Dubourdieu “Château Graville-Lacoste” 2003 Graves (Bordeaux) – Marlborough sauvignon blanc: tropical fruit, zingy gooseberry, and residual sugar (or at least something that does a good imitation thereof). At $15.99 locally, it’s about the same price as the mid-level “Cellar Selection” Sauvignon Blanc from Villa Maria, which actually has a little more verve. But I don’t mean to choose for anyone else.

Dubourdieu “Château Graville-Lacoste” 2002 Graves (Bordeaux) – Fairly tight, showing green-streaked citrus and apple aromas with a firm acidic foundation and occasional razor-slashes of minerality. It responds very badly to air, but for the first hour or so it’s quite nice, and laser-sharp with food.

(For commentary on these wines, visit oenoLogic…the site, the lifestyle, the cheese sandwich.)

(Notes below reposted from elsewhere, for tagging purposes.)
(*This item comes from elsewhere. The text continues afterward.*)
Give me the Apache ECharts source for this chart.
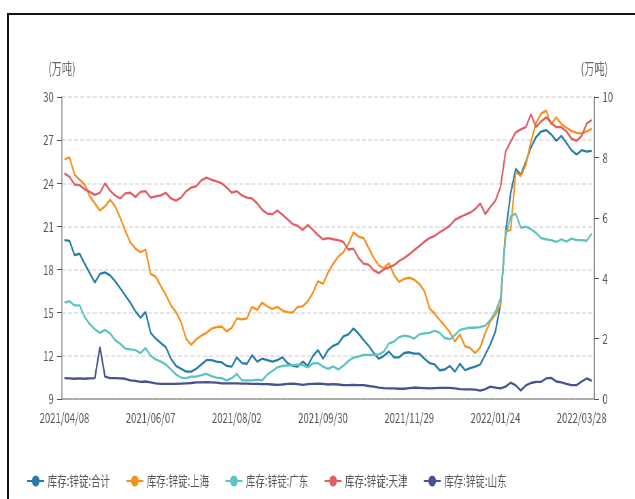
<!DOCTYPE html>
<html>
<head>
<meta charset="utf-8">
<script src="https://cdn.jsdelivr.net/npm/echarts@6/dist/echarts.min.js"></script>
<style>
    html, body { margin: 0; padding: 0; background: #fff; overflow: hidden; }
    #frame { position: absolute; left: 7px; top: 13px; width: 700px; height: 600px; border-top: 2px solid #111; border-left: 2px solid #111; }
    /* the reference is squeezed horizontally, so draw wide and scale down */
    #chart { position: absolute; left: 0; top: 0; width: 934px; height: 499px; transform: scaleX(0.68); transform-origin: 0 0; }
</style>
</head>
<body>
<div id="frame"></div>
<div id="chart"></div>
<script>
const dates = [
    '2021/04/08', '2021/04/12', '2021/04/15', '2021/04/19', '2021/04/22', '2021/04/26', '2021/04/29', '2021/05/06', '2021/05/08', '2021/05/10',
    '2021/05/13', '2021/05/17', '2021/05/20', '2021/05/24', '2021/05/27', '2021/05/31', '2021/06/03', '2021/06/07', '2021/06/10', '2021/06/11',
    '2021/06/15', '2021/06/17', '2021/06/21', '2021/06/24', '2021/06/28', '2021/07/01', '2021/07/05', '2021/07/08', '2021/07/12', '2021/07/15',
    '2021/07/19', '2021/07/22', '2021/07/26', '2021/07/29', '2021/08/02', '2021/08/05', '2021/08/09', '2021/08/12', '2021/08/16', '2021/08/19',
    '2021/08/23', '2021/08/26', '2021/08/30', '2021/09/02', '2021/09/06', '2021/09/09', '2021/09/13', '2021/09/16', '2021/09/18', '2021/09/23',
    '2021/09/27', '2021/09/30', '2021/10/08', '2021/10/09', '2021/10/11', '2021/10/14', '2021/10/18', '2021/10/21', '2021/10/25', '2021/10/28',
    '2021/11/01', '2021/11/04', '2021/11/08', '2021/11/11', '2021/11/15', '2021/11/18', '2021/11/22', '2021/11/25', '2021/11/29', '2021/12/02',
    '2021/12/06', '2021/12/09', '2021/12/13', '2021/12/16', '2021/12/20', '2021/12/23', '2021/12/27', '2021/12/30', '2022/01/04', '2022/01/06',
    '2022/01/10', '2022/01/13', '2022/01/17', '2022/01/20', '2022/01/21', '2022/01/24', '2022/01/27', '2022/02/07', '2022/02/08', '2022/02/10',
    '2022/02/14', '2022/02/17', '2022/02/21', '2022/02/24', '2022/02/28', '2022/03/03', '2022/03/07', '2022/03/10', '2022/03/14', '2022/03/17',
    '2022/03/21', '2022/03/24', '2022/03/28', '2022/03/31', '2022/04/06'
]

// 合计 (left axis, 万吨)
const totalStock = [
    20.05, 20.0, 19.0, 19.1, 18.4, 17.75, 17.1, 17.7, 17.8, 17.6,
    17.2, 16.7, 16.2, 15.7, 15.1, 14.65, 15.05, 13.6, 13.2, 12.9,
    12.6, 11.8, 11.3, 11.1, 10.9, 10.9, 11.1, 11.4, 11.7, 11.7,
    11.6, 11.55, 11.3, 11.25, 11.9, 11.5, 11.45, 12.05, 11.6, 11.8,
    11.7, 11.6, 11.7, 11.9, 11.5, 11.3, 11.25, 11.6, 11.3, 12.0,
    12.4, 11.8, 12.4, 12.7, 12.85, 13.35, 13.5, 13.9, 13.55, 13.1,
    12.7, 12.2, 11.8, 12.0, 12.3, 11.9, 11.9, 12.2, 12.25, 12.15,
    12.15, 11.8, 11.5, 11.4, 11.0, 11.05, 11.3, 10.9, 11.45, 11.0,
    11.15, 11.25, 11.4, 12.1, 12.8, 13.7, 15.6, 20.6, 23.3, 25.0,
    24.6, 25.5, 26.5, 27.2, 27.6, 27.7, 27.4, 26.95, 27.3, 26.8,
    26.3, 26.0, 26.3, 26.2, 26.25
]

// regional stocks (right axis, 万吨)
const shanghaiStock = [
    7.93, 8.0, 7.43, 7.26, 7.10, 6.71, 6.48, 6.24, 6.38, 6.60,
    6.38, 6.0, 5.57, 5.19, 4.98, 4.86, 4.95, 4.14, 4.05, 3.74,
    3.45, 3.10, 2.88, 2.55, 2.0, 1.79, 1.98, 2.10, 2.19, 2.33,
    2.38, 2.40, 2.24, 2.36, 2.67, 2.64, 2.67, 3.05, 2.95, 3.19,
    3.07, 2.98, 3.05, 2.93, 2.88, 2.86, 3.05, 3.07, 3.24, 3.52,
    3.90, 3.81, 4.19, 4.48, 4.71, 4.86, 5.14, 5.52, 5.38, 5.33,
    5.0, 4.67, 4.43, 4.33, 4.50, 4.10, 3.88, 3.98, 4.02, 3.95,
    3.81, 3.57, 3.0, 2.83, 2.62, 2.43, 2.21, 1.90, 2.14, 1.74,
    1.69, 1.52, 1.71, 2.19, 2.57, 2.79, 3.14, 5.57, 5.59, 7.52,
    7.38, 7.76, 8.52, 9.14, 9.45, 9.55, 9.10, 9.33, 9.10, 8.98,
    8.88, 8.81, 8.79, 8.86, 8.95
]

const guangdongStock = [
    3.19, 3.24, 3.10, 3.10, 2.71, 2.48, 2.31, 2.19, 2.29, 2.17,
    1.95, 1.83, 1.67, 1.64, 1.62, 1.52, 1.69, 1.43, 1.31, 1.24,
    1.14, 0.98, 0.81, 0.71, 0.69, 0.74, 0.74, 0.79, 0.83, 0.76,
    0.71, 0.69, 0.62, 0.69, 0.83, 0.62, 0.62, 0.62, 0.64, 0.62,
    0.81, 0.93, 1.05, 1.10, 1.11, 1.12, 1.14, 1.12, 1.05, 1.18,
    1.19, 1.07, 1.0, 1.08, 0.98, 1.10, 1.26, 1.37, 1.40, 1.46,
    1.46, 1.46, 1.48, 1.57, 1.84, 1.90, 2.05, 2.10, 2.07, 2.0,
    2.14, 2.17, 2.19, 2.26, 2.19, 2.02, 1.98, 2.12, 2.29, 2.33,
    2.36, 2.36, 2.38, 2.43, 2.62, 2.89, 3.33, 5.38, 6.05, 6.14,
    5.67, 5.71, 5.62, 5.50, 5.33, 5.29, 5.26, 5.20, 5.29, 5.21,
    5.31, 5.26, 5.26, 5.24, 5.48
]

const tianjinStock = [
    7.47, 7.36, 7.10, 7.08, 6.95, 6.86, 6.76, 6.83, 7.14, 6.90,
    6.74, 6.64, 6.81, 6.83, 6.69, 6.86, 6.88, 6.67, 6.71, 6.74,
    6.83, 6.64, 6.57, 6.67, 6.88, 7.0, 7.05, 7.24, 7.33, 7.26,
    7.21, 7.14, 7.0, 6.83, 6.88, 6.74, 6.67, 6.64, 6.48, 6.26,
    6.14, 6.12, 6.24, 6.10, 5.95, 5.79, 5.74, 5.60, 5.76, 5.60,
    5.43, 5.29, 5.33, 5.29, 5.26, 5.20, 4.95, 4.98, 4.67, 4.48,
    4.45, 4.26, 4.17, 4.29, 4.36, 4.43, 4.57, 4.67, 4.79, 4.93,
    5.07, 5.21, 5.33, 5.40, 5.52, 5.62, 5.74, 5.93, 6.02, 6.10,
    6.17, 6.29, 6.48, 6.12, 6.36, 6.57, 7.02, 8.19, 8.52, 8.83,
    8.93, 9.0, 9.43, 9.0, 9.19, 9.33, 9.14, 9.0, 9.0, 8.86,
    8.62, 8.55, 8.71, 9.12, 9.24
]

const shandongStock = [
    0.69, 0.68, 0.67, 0.68, 0.67, 0.68, 0.69, 1.72, 0.74, 0.69,
    0.69, 0.68, 0.67, 0.62, 0.60, 0.57, 0.58, 0.55, 0.52, 0.50,
    0.50, 0.50, 0.50, 0.51, 0.52, 0.53, 0.55, 0.55, 0.56, 0.55,
    0.54, 0.52, 0.52, 0.52, 0.52, 0.51, 0.51, 0.50, 0.50, 0.49,
    0.49, 0.48, 0.47, 0.48, 0.50, 0.51, 0.49, 0.47, 0.49, 0.50,
    0.51, 0.50, 0.48, 0.49, 0.48, 0.46, 0.46, 0.47, 0.46, 0.46,
    0.43, 0.41, 0.38, 0.36, 0.35, 0.35, 0.34, 0.34, 0.36, 0.38,
    0.37, 0.36, 0.35, 0.36, 0.37, 0.37, 0.37, 0.35, 0.33, 0.32,
    0.32, 0.31, 0.28, 0.33, 0.41, 0.38, 0.35, 0.41, 0.54, 0.45,
    0.28, 0.45, 0.53, 0.57, 0.57, 0.68, 0.70, 0.58, 0.55, 0.50,
    0.46, 0.46, 0.58, 0.68, 0.60
]

const seriesNames = ['库存:锌锭:合计', '库存:锌锭:上海', '库存:锌锭:广东', '库存:锌锭:天津', '库存:锌锭:山东']
const seriesColors = ['#277bab', '#f7901e', '#5cc2c2', '#e05d63', '#4a5190']
const seriesData = [totalStock, shanghaiStock, guangdongStock, tianjinStock, shandongStock]

const chart = echarts.init(document.getElementById('chart'))

const labelColor = '#555'

chart.setOption({
    animation: false,
    textStyle: { fontFamily: 'Noto Sans CJK SC' },
    grid: { left: 91, right: 60, top: 97, bottom: 100 },
    legend: {
        left: 34,
        top: 469,
        itemGap: 23,
        itemWidth: 25,
        itemHeight: 14,
        textStyle: { fontSize: 14, color: labelColor },
        data: seriesNames
    },
    xAxis: {
        type: 'category',
        data: dates,
        boundaryGap: true,
        axisLine: { lineStyle: { color: '#999', width: 1.5 } },
        axisTick: { interval: 16, length: 5, lineStyle: { color: '#555' } },
        axisLabel: { interval: 16, fontSize: 14, color: labelColor, margin: 12 },
        splitLine: { show: false }
    },
    yAxis: [
        {
            type: 'value',
            min: 9,
            max: 30,
            interval: 3,
            name: '(万吨)',
            nameLocation: 'end',
            nameGap: 21,
            nameTextStyle: { fontSize: 15, color: '#666' },
            axisLine: { show: true, lineStyle: { color: '#aaa', width: 2 } },
            axisTick: { show: true, length: 7, lineStyle: { color: '#555' } },
            axisLabel: { fontSize: 14, color: labelColor, margin: 12 },
            splitLine: { lineStyle: { type: 'dashed', color: '#ddd', width: 1.5 } }
        },
        {
            type: 'value',
            position: 'right',
            min: 0,
            max: 10,
            interval: 2,
            name: '(万吨)',
            nameLocation: 'end',
            nameGap: 21,
            nameTextStyle: { fontSize: 15, color: '#666' },
            axisLine: { show: true, lineStyle: { color: '#666', width: 1.5 } },
            axisTick: { show: true, length: 7, lineStyle: { color: '#555' } },
            axisLabel: { fontSize: 14, color: labelColor, margin: 12 },
            splitLine: { show: false }
        }
    ],
    series: seriesNames.map((name, i) => ({
        name,
        type: 'line',
        yAxisIndex: i === 0 ? 0 : 1,
        data: seriesData[i],
        symbol: 'circle',
        symbolSize: 8,
        showSymbol: false,
        lineStyle: { width: 2.3, color: seriesColors[i] },
        itemStyle: { color: seriesColors[i] }
    }))
})
</script>
</body>
</html>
Onetangi Road 2004 Rosé (Waiheke Island) – Juicy raspberry goodness that’s big and slightly hot, but despite the slightly overweight character it’s a really fun, full-fruited summer quaffer. It will get you tipsy, though. I suggest a post-lunch layabout on an isolated beach.

Westport Rivers 2000 Brut “Cuvée RJR” (Southeastern New England) – I serve this blind, and it’s amusing to hear the guesses. I doubt there’s much Massachusetts wine served in Auckland’s French bistros…or Auckland, or New Zealand, or really anywhere outside New England. I find it lemony and frothy, showing ripe apple and a big burst of fruit with a rather abrupt finish, but it seems to be a bigger hit at the table. The ’98 was better.

Trinity Hill 2003 Tempranillo Gimblett Gravels (Hawke’s Bay) – New Zealand winemakers work from a very limited palette of grapes. From region to region, winery to winery, one finds so many of the same grapes (vinified with the same profiles in mind) that a certain ennui is inescapable. No doubt the market has much to do with this state of affairs, but one hopes that as the industry moves inexorably towards maturity, new varietal horizons may be reached by some adventurous winemakers.

Yet, thankfully, not all New Zealand wines taste the same. The most obvious separator of all these identi-grapes is winemaking, but also at work are the first stirrings of terroir. It’s hard to identify much of the signature of the land when a vineyard site is still in its teens (and an entire region, like Marlborough, is barely in its thirties), but some sites are older than others, and certain things may be said, or at least theorized, by those with viticultural and/or tasting experience. Mistakes will undoubtedly be made along the way, winemaking will continue to obscure and obliterate terroir, and marketing will wield its nefarious influence (putting brand identity ahead of site identity), but the attempt to identify emergent site-specificity is an absolutely necessary step in the development of New Zealand as a world-class wine producing country. The Gimblett Gravels are, along with the much more controversial Martinborough Terrace, early steps in that direction.

This wine, however, doesn’t do much to advance either notion. Raw plum, strawberry and rosemary are rather dominated by volatile acidity and goopy chocolate. It’s dark and juicy, but there’s just too much wrong with it. Points for effort, but a barely honorable mention for execution.

Johanneshof 2001 Riesling Auslese (Marlborough) – Massive acidity is completely and oddly separated from thick, lemon, apple and lime leaf fruit with a cardboardy texture. More strange than good at this stage, but a few years in the cellar will probably help.